Meirelles, ao comentar sobre a mudança de percepção das pessoas em relação à CLT, destaca uma verdade incômoda: “As pessoas enxergam que têm menos acesso aos direitos, menos segurança e estabilidade, menos possibilidade de planejamento de futuro a partir da aposentadoria”. A opção pelo empreendedorismo digital, portanto, é uma consequência de um sistema que já não oferece garantias aos trabalhadores, especialmente os mais vulneráveis. Porém, ao adotar os modelos das plataformas digitais, muitos desses trabalhadores não ganham em liberdade ou dignidade, mas em precarização.
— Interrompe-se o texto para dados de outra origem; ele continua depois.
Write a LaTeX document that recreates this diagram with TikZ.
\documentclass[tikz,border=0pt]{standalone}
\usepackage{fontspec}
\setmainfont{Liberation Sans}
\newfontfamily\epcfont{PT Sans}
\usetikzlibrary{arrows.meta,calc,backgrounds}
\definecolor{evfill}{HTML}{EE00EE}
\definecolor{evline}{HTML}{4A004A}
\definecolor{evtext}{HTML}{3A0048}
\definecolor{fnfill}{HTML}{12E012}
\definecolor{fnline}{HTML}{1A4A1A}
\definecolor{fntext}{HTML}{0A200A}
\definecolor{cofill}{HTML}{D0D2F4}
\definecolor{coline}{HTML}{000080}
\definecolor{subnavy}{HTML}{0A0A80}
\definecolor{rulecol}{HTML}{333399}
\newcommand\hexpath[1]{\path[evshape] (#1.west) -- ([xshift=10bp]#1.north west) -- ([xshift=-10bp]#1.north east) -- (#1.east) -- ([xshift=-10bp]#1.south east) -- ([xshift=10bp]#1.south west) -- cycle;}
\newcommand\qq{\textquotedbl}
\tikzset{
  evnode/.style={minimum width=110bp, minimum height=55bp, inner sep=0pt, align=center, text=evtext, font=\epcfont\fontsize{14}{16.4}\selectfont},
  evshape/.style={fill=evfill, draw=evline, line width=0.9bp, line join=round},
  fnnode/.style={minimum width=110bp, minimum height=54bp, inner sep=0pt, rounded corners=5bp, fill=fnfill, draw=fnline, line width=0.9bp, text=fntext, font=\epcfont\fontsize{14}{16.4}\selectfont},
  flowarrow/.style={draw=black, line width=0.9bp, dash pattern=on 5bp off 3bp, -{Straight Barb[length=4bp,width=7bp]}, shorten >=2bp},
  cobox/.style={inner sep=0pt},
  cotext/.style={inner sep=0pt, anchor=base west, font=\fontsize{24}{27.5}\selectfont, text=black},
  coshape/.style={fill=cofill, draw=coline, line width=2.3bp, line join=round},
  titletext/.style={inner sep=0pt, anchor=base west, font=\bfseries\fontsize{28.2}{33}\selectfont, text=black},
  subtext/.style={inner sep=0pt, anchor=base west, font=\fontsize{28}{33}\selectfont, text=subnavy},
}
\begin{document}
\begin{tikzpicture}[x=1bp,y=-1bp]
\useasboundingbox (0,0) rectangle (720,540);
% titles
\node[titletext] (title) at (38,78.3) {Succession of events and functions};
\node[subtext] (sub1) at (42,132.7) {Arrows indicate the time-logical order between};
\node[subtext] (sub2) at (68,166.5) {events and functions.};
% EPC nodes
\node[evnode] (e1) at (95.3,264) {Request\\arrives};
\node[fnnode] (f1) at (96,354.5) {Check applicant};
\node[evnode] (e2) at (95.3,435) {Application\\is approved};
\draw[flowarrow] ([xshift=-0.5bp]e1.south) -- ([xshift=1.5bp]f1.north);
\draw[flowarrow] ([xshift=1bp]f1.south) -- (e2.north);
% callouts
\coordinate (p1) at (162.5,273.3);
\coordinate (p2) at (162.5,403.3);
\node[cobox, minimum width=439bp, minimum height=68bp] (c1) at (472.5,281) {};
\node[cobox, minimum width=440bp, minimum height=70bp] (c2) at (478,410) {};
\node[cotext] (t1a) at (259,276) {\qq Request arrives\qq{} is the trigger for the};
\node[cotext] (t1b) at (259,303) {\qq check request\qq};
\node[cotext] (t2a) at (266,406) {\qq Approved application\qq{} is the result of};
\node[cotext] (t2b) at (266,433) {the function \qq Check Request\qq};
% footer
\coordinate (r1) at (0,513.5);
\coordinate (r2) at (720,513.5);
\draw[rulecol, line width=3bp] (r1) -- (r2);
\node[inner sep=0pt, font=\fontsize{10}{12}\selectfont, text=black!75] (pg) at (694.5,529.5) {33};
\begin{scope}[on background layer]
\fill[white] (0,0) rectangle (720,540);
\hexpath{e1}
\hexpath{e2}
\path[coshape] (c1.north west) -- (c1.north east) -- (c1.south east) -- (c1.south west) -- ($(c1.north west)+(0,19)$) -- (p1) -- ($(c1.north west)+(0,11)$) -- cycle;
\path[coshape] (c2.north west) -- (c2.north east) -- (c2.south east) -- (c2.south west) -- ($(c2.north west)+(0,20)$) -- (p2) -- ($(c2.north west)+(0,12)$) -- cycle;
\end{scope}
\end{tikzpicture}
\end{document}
Entre os exemplos citados por Meirelles, destacam-se os casos de boleiras e artesãos que utilizam plataformas como iFood e Mercado Livre para expandir seus negócios. Embora essas plataformas permitam que muitos se tornem empreendedores de si mesmos, a realidade é que esses “empreendedores” também estão sujeitos a um regime de trabalho que, em muitos casos, explora suas atividades de forma similar aos antigos modelos formais de trabalho. A promessa de autonomia cai por terra diante do controle absoluto que essas plataformas exercem sobre o trabalho.
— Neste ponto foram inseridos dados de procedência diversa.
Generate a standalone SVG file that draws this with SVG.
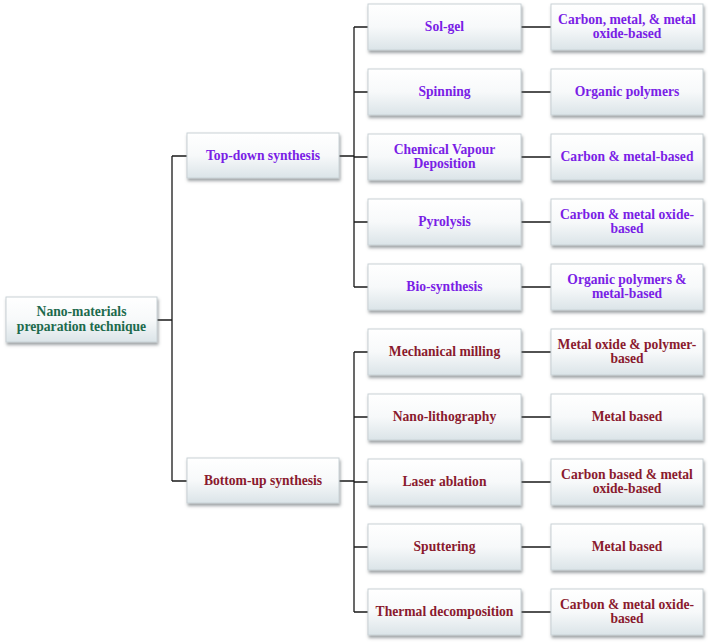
<svg xmlns="http://www.w3.org/2000/svg" width="709" height="644" viewBox="0 0 709 644">
<defs>
<linearGradient id="g" x1="0" y1="0" x2="0" y2="1">
<stop offset="0" stop-color="#ffffff"/>
<stop offset="0.5" stop-color="#f7f9fa"/>
<stop offset="1" stop-color="#dbe4e8"/>
</linearGradient>
<filter id="sh" x="-10%" y="-20%" width="120%" height="150%">
<feDropShadow dx="1" dy="2.5" stdDeviation="1.5" flood-color="#5a6468" flood-opacity="0.6"/>
</filter>
</defs>
<style>
.box{fill:url(#g);stroke:#c9d2d6;stroke-width:1;filter:url(#sh)}
text{font-family:"Liberation Serif","Times New Roman",serif;font-weight:bold;font-size:13.6px;text-anchor:middle}
.gr{fill:#1d6a4c}
.pu{fill:#7a1ee6}
.rd{fill:#8a1a2e}
.ln{stroke:#1a1a1a;stroke-width:1.3;fill:none}
</style>
<rect width="709" height="644" fill="#ffffff"/>
<g id="connectors">
<path class="ln" d="M157 320H172M172 156V481M172 156H187M172 481H187"/>
<path class="ln" d="M339 156H354M354 27V287M354 27H368M354 92H368M354 157H368M354 222H368M354 287H368"/>
<path class="ln" d="M339 481H354M354 352V612M354 352H368M354 417H368M354 482H368M354 547H368M354 612H368"/>
<path class="ln" d="M521 27H551M521 92H551M521 157H551M521 222H551M521 287H551M521 352H551M521 417H551M521 482H551M521 547H551M521 612H551"/>
</g>
<g id="root"><rect class="box" x="6" y="297" width="151" height="45"/><text class="gr" x="81.5" y="316">Nano-materials</text><text class="gr" x="81.5" y="331">preparation technique</text></g>
<g id="topdown"><rect class="box" x="187" y="133" width="152" height="45"/><text class="pu" x="263" y="160">Top-down synthesis</text></g>
<g id="bottomup"><rect class="box" x="187" y="458" width="152" height="45"/><text class="rd" x="263" y="485">Bottom-up synthesis</text></g>

<g id="solgel"><rect class="box" x="368" y="4" width="153" height="46"/><text class="pu" x="444.5" y="31">Sol-gel</text></g>
<g id="solgel-r"><rect class="box" x="551" y="4" width="152" height="46"/><text class="pu" x="627" y="24">Carbon, metal, &amp; metal</text><text class="pu" x="627" y="38">oxide-based</text></g>

<g id="spinning"><rect class="box" x="368" y="69" width="153" height="46"/><text class="pu" x="444.5" y="96">Spinning</text></g>
<g id="spinning-r"><rect class="box" x="551" y="69" width="152" height="46"/><text class="pu" x="627" y="96">Organic polymers</text></g>

<g id="cvd"><rect class="box" x="368" y="134" width="153" height="46"/><text class="pu" x="444.5" y="154">Chemical Vapour</text><text class="pu" x="444.5" y="168">Deposition</text></g>
<g id="cvd-r"><rect class="box" x="551" y="134" width="152" height="46"/><text class="pu" x="627" y="161">Carbon &amp; metal-based</text></g>

<g id="pyrolysis"><rect class="box" x="368" y="199" width="153" height="46"/><text class="pu" x="444.5" y="226">Pyrolysis</text></g>
<g id="pyrolysis-r"><rect class="box" x="551" y="199" width="152" height="46"/><text class="pu" x="627" y="219">Carbon &amp; metal oxide-</text><text class="pu" x="627" y="233">based</text></g>

<g id="bio"><rect class="box" x="368" y="264" width="153" height="46"/><text class="pu" x="444.5" y="291">Bio-synthesis</text></g>
<g id="bio-r"><rect class="box" x="551" y="264" width="152" height="46"/><text class="pu" x="627" y="284">Organic polymers &amp;</text><text class="pu" x="627" y="298">metal-based</text></g>

<g id="milling"><rect class="box" x="368" y="329" width="153" height="46"/><text class="rd" x="444.5" y="356">Mechanical milling</text></g>
<g id="milling-r"><rect class="box" x="551" y="329" width="152" height="46"/><text class="rd" x="627" y="349">Metal oxide &amp; polymer-</text><text class="rd" x="627" y="363">based</text></g>

<g id="litho"><rect class="box" x="368" y="394" width="153" height="46"/><text class="rd" x="444.5" y="421">Nano-lithography</text></g>
<g id="litho-r"><rect class="box" x="551" y="394" width="152" height="46"/><text class="rd" x="627" y="421">Metal based</text></g>

<g id="laser"><rect class="box" x="368" y="459" width="153" height="46"/><text class="rd" x="444.5" y="486">Laser ablation</text></g>
<g id="laser-r"><rect class="box" x="551" y="459" width="152" height="46"/><text class="rd" x="627" y="479">Carbon based &amp; metal</text><text class="rd" x="627" y="493">oxide-based</text></g>

<g id="sputter"><rect class="box" x="368" y="524" width="153" height="46"/><text class="rd" x="444.5" y="551">Sputtering</text></g>
<g id="sputter-r"><rect class="box" x="551" y="524" width="152" height="46"/><text class="rd" x="627" y="551">Metal based</text></g>

<g id="thermal"><rect class="box" x="368" y="589" width="153" height="46"/><text class="rd" x="444.5" y="616">Thermal decomposition</text></g>
<g id="thermal-r"><rect class="box" x="551" y="589" width="152" height="46"/><text class="rd" x="627" y="609">Carbon &amp; metal oxide-</text><text class="rd" x="627" y="623">based</text></g>
</svg>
A questão que Nicolas Santos levanta é crucial: se o Supremo Tribunal Federal decidir que os motoboys não são trabalhadores, mas parceiros das plataformas, perderão um dos maiores instrumentos de proteção: a Justiça do Trabalho. A ambiguidade do status desses trabalhadores, que são ao mesmo tempo autônomos e subordinados, é um reflexo de um sistema em que os direitos dos trabalhadores se tornam difusos e invisíveis.
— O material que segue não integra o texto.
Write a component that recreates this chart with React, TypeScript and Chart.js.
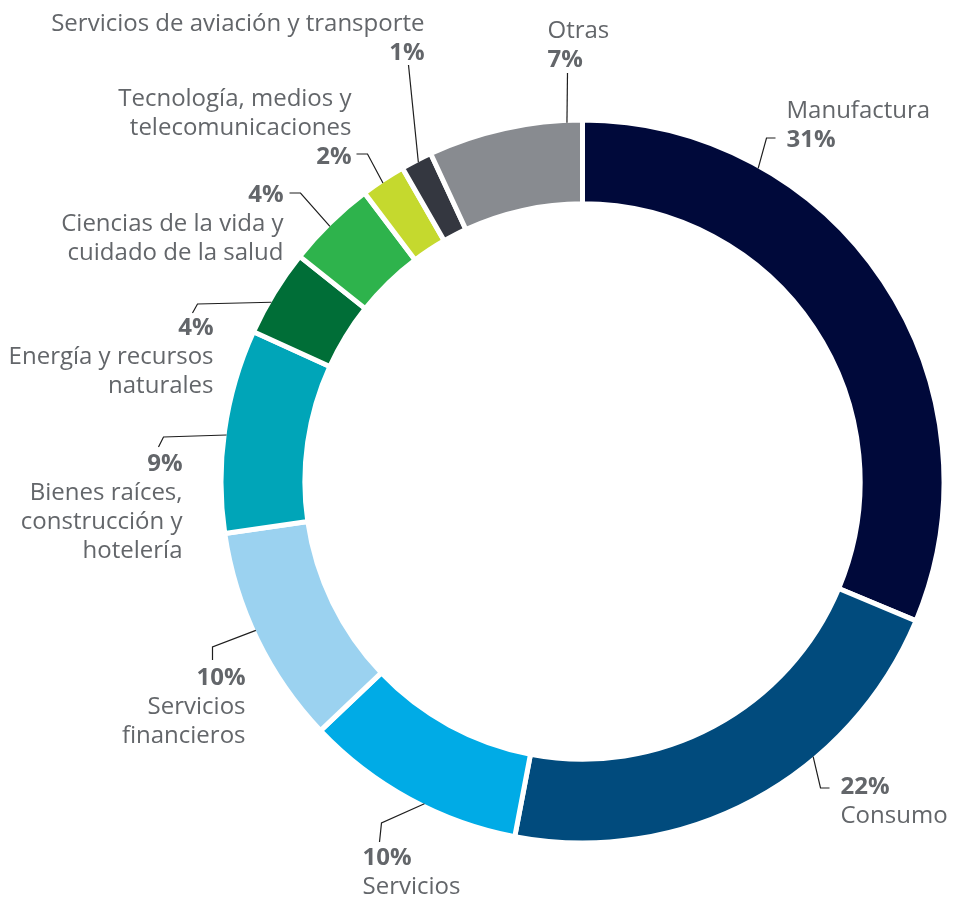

O empreendedorismo no Brasil, portanto, não é um modelo único, mas um mosaico de realidades. A verdade é que, por trás do brilho da tecnologia e da promessa de liberdade, muitos trabalhadores enfrentam a dura realidade de um sistema que, na prática, os priva de sua autonomia. A “liberdade” que o digital oferece muitas vezes se transforma em um novo tipo de cinto de ferro, onde o trabalhador é livre para escolher entre várias formas de exploração.
Para que o empreendedorismo no Brasil seja realmente uma opção viável e digna, será necessário repensar as condições de trabalho nas plataformas digitais e garantir que, ao buscar alternativas à CLT, os trabalhadores não se vejam ainda mais vulneráveis. O futuro do trabalho no Brasil não pode ser definido apenas pela velocidade das plataformas, mas pela proteção que elas oferecem aos que nelas dependem para sobreviver. O Brasil precisa de um novo modelo, que combine flexibilidade com justiça, e não que seja, como muitos temem, apenas mais um reflexo da precarização que assola a classe trabalhadora.